NDN – The Internet Architecture of the Future
When the Internet was born, telephony was the one existing example of successful global-scale communications. That, along with the goal of connecting the few supercomputers that existed with one another, resulted in the development of Internet protocol (IP). Based on point-to-point communication architecture, like the telephone system, IP was designed to allow computers to find and communicate with one another. The use of IP addresses and hosts — the “where” model of the Internet — has been a huge success.However, after 40 years, the network has experienced exponential growth, evolving into a system of hundreds of millions of computers and hundreds of thousands of networks used by almost a quarter of the world’s population. And importantly, large numbers of Internet-connected devices have become mobile, losing their fixed “where” addresses. Many applications increasingly focus on content accessed independent of a single host location. The host-based communication model of IP is beginning to show some inherent limitations and constraints.
Named Data Networking will replace the ‘where’ — addresses and hosts — with ‘what,’ the content that users and applications care about. By naming data instead of locations, the new architecture transforms data into a first-class entity.

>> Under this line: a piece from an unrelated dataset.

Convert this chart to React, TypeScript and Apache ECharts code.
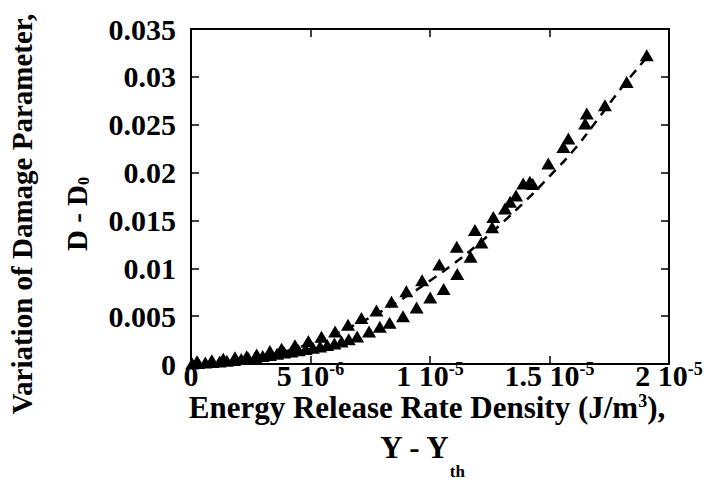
import React, { useEffect, useRef } from "react";
import * as echarts from "echarts";

// Energy release rate density (units of 1e-6 J/m^3) and damage variation (units of 1e-3)
const upperX = [0.25, 0.87, 1.35, 1.84, 2.33, 2.75, 3.3, 3.79, 4.35, 4.91, 5.46, 6.03, 6.57, 7.13, 7.76, 8.39, 9.01, 9.67, 10.39, 11.12, 11.88, 12.65, 13.35, 13.9, 14.18, 14.95, 15.79, 16.56, 17.32, 18.23, 19.07];
const upperY = [0.3, 0.4, 0.55, 0.7, 0.8, 1.0, 1.35, 1.6, 1.95, 2.4, 2.85, 3.4, 4.1, 4.8, 5.6, 6.5, 7.6, 8.75, 10.4, 12.24, 13.99, 15.37, 16.94, 18.86, 19.03, 20.95, 23.56, 26.17, 27.04, 29.47, 32.25];

const lowerX = [0.05, 0.3, 0.6, 0.9, 1.2, 1.5, 1.8, 2.1, 2.4, 2.7, 3.0, 3.3, 3.6, 3.9, 4.2, 4.5, 4.8, 5.1, 5.4, 5.7, 6.0, 6.3, 6.6, 6.95, 7.45, 7.9, 8.31, 8.87, 9.44, 10.01, 10.57, 11.14, 11.7, 12.15, 12.6, 13.14, 13.6, 14.3, 15.58, 16.49];
const lowerY = [0.05, 0.1, 0.15, 0.2, 0.27, 0.35, 0.43, 0.52, 0.62, 0.73, 0.84, 0.95, 1.07, 1.19, 1.31, 1.44, 1.57, 1.7, 1.84, 1.98, 2.15, 2.35, 2.58, 2.88, 3.4, 3.9, 4.3, 5.0, 5.89, 6.94, 7.83, 9.4, 11.2, 12.7, 14.3, 16.25, 17.6, 18.8, 22.68, 25.13];

const fitX = [0, 1, 2, 3, 4, 5, 6, 7, 8, 9, 10, 11, 12, 13, 14, 15, 16, 17, 18, 19.2];
const fitY = [0, 0.08, 0.33, 0.75, 1.35, 2.15, 3.1, 4.25, 5.55, 7.05, 8.7, 10.5, 12.5, 14.7, 17.05, 19.6, 22.3, 25.5, 28.8, 32.4];

const xTickMantissa = ["0", "5", "1", "1.5", "2"];
const xTickExponent = ["", "-6", "-5", "-5", "-5"];
const yTickLabels = ["0", "0.005", "0.01", "0.015", "0.02", "0.025", "0.03", "0.035"];

const FONT = "'Liberation Serif', 'Times New Roman', serif";

export default function App() {
  const ref = useRef<HTMLDivElement>(null);

  useEffect(() => {
    if (!ref.current) return;
    const chart = echarts.init(ref.current, null, { renderer: "svg" });

    const upper = upperX.map((x, i) => [x, upperY[i]]);
    const lower = lowerX.map((x, i) => [x, lowerY[i]]);
    const fit = fitX.map((x, i) => [x, fitY[i]]);

    const axisLine = { show: true, onZero: false, lineStyle: { color: "#000", width: 2 } };
    const axisTick = { show: true, inside: true, length: 8, lineStyle: { color: "#000", width: 1.5 } };

    const option: any = {
      animation: false,
      grid: { left: 191, right: 41, top: 29, bottom: 122, containLabel: false, outerBoundsMode: "none" },
      xAxis: [
        {
          type: "value",
          min: 0,
          max: 20,
          interval: 5,
          position: "bottom",
          axisLine,
          axisTick,
          splitLine: { show: false },
          axisLabel: {
            margin: -4,
            color: "#000",
            formatter: (v: number) => {
              const i = Math.round(v / 5);
              return xTickExponent[i]
                ? `{b|${xTickMantissa[i]} 10}{s|${xTickExponent[i]}}`
                : `{b|${xTickMantissa[i]}}`;
            },
            rich: {
              b: { fontFamily: FONT, fontWeight: "bold", fontSize: 30, lineHeight: 30, verticalAlign: "bottom", color: "#000" },
              s: { fontFamily: FONT, fontWeight: "bold", fontSize: 18, lineHeight: 18, verticalAlign: "top", color: "#000" },
            },
          },
        },
        {
          type: "value",
          min: 0,
          max: 20,
          interval: 5,
          position: "top",
          axisLine,
          axisTick,
          splitLine: { show: false },
          axisLabel: { show: false },
        },
      ],
      yAxis: [
        {
          type: "value",
          min: 0,
          max: 35,
          interval: 5,
          position: "left",
          axisLine,
          axisTick,
          splitLine: { show: false },
          axisLabel: {
            margin: 15,
            color: "#000",
            fontFamily: FONT,
            fontWeight: "bold",
            fontSize: 30,
            formatter: (v: number) => yTickLabels[Math.round(v / 5)],
          },
        },
        {
          type: "value",
          min: 0,
          max: 35,
          interval: 5,
          position: "right",
          axisLine,
          axisTick,
          splitLine: { show: false },
          axisLabel: { show: false },
        },
      ],
      graphic: [
        {
          type: "group",
          x: 49,
          y: 214,
          rotation: Math.PI / 2,
          children: [
            {
              type: "text",
              x: 0,
              y: -27,
              style: {
                text: "Variation of Damage Parameter,",
                fontFamily: FONT,
                fontWeight: "bold",
                fontSize: 29,
                fill: "#000",
                align: "center",
                verticalAlign: "middle",
              },
            },
            {
              type: "text",
              x: 0,
              y: 26,
              style: {
                text: "{m|D - D}{s|0}",
                fill: "#000",
                align: "center",
                verticalAlign: "middle",
                rich: {
                  m: { fontFamily: FONT, fontWeight: "bold", fontSize: 29, lineHeight: 32, verticalAlign: "bottom", fill: "#000" },
                  s: { fontFamily: FONT, fontWeight: "bold", fontSize: 16, lineHeight: 32, verticalAlign: "bottom", fill: "#000" },
                },
              },
            },
          ],
        },
        {
          type: "text",
          x: 427,
          y: 392,
          style: {
            text: "{t|Energy Release Rate Density (J/m}{s|3}{t|),}",
            fill: "#000",
            align: "center",
            verticalAlign: "top",
            rich: {
              t: { fontFamily: FONT, fontWeight: "bold", fontSize: 31, lineHeight: 31, verticalAlign: "bottom", fill: "#000" },
              s: { fontFamily: FONT, fontWeight: "bold", fontSize: 18, lineHeight: 18, verticalAlign: "top", fill: "#000" },
            },
          },
        },
        {
          type: "text",
          x: 422,
          y: 432,
          style: {
            text: "{t|Y - Y}{s|th}",
            fill: "#000",
            align: "center",
            verticalAlign: "top",
            rich: {
              t: { fontFamily: FONT, fontWeight: "bold", fontSize: 31, lineHeight: 31, verticalAlign: "top", fill: "#000" },
              s: { fontFamily: FONT, fontWeight: "bold", fontSize: 17, lineHeight: 48, verticalAlign: "bottom", fill: "#000" },
            },
          },
        },
      ],
      series: [
        {
          type: "line",
          data: fit,
          smooth: true,
          showSymbol: false,
          symbol: "none",
          lineStyle: { color: "#000", width: 2.5, type: [9, 7] },
          z: 2,
          silent: true,
        },
        {
          type: "scatter",
          data: lower,
          symbol: "triangle",
          symbolSize: [14, 12],
          itemStyle: { color: "#000", opacity: 1 },
          z: 3,
        },
        {
          type: "scatter",
          data: upper,
          symbol: "triangle",
          symbolSize: [14, 12],
          itemStyle: { color: "#000", opacity: 1 },
          z: 3,
        },
      ],
    };

    chart.setOption(option);
    return () => chart.dispose();
  }, []);

  return (
    <div
      ref={ref}
      style={{ position: "absolute", left: 0, top: 0, width: 710, height: 486, background: "#fff" }}
    />
  );
}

NDN will offer several new opportunities for exploration. With regard to security, for example, instead of the current one-size-fits-all model of armoring the channel between two IP addresses, NDN will allow all data to be secured end-to-end, and the data’s name will provide the essential context for security. Communications security will no longer be divorced from the data it secures. Named Data Networking will be able to tell if the data on a Web page was actually produced and signed by the owner of the site, similar to one’s bank. IP does not have that capability.
Today’s applications are conceived in terms of what information one wants but still must be written to consider on the specific devices on which the information is located. This means that several buffering layers if intermediate “middleware” must be added, such as the elaborate GUI (Graphic User Interface) applications that makes the operations of both Mac and PC computers seem intuitive. With NDN, the application’s ‘what’ model can be implemented directly, removing all the middleware and its associated configuration and communication inefficiencies.
Burke and his colleagues will be leading the effort to develop and deploy prototype applications to exercise and test the new architecture.
“REMAP has been exploring the use of named data at the application networking level since 2002,” Burke says, “when we realized it would help us organize and develop distributed applications that incorporated sensors, media and automation of the physical environment. The NDN project is very exciting, as it makes a more sophisticated and comprehensive version of this idea fundamental to the network itself.”
Burke, along with collaborators at UCLA and the University of Illinois at Urbana–Champaign, will consider a broad range of future applications to inform the network architecture. Prototypes built at REMAP and UCLA’s CENS will focus on three high-impact areas: streaming content distribution; media-rich, instrumented environments (often called “smart buildings”); and participatory sensing on mobile phones.
“REMAP’s research integrates cultural, social and engineering objectives; we are interested in applications that are both expressive and functional,” adds Burke. “This is crucial to understanding future network applications, as the Internet has become integral to not just commerce but our social and creative lives.”
There will also be an educational and outreach component to the project. Materials to teach “architectural thinking,” integrated with NDN-enabled research, will be developed, encouraging students to view networking in new ways. Graduate students will be involved in core research and thesis work, and a summer internship program for traditionally underrepresented undergraduate students will be created.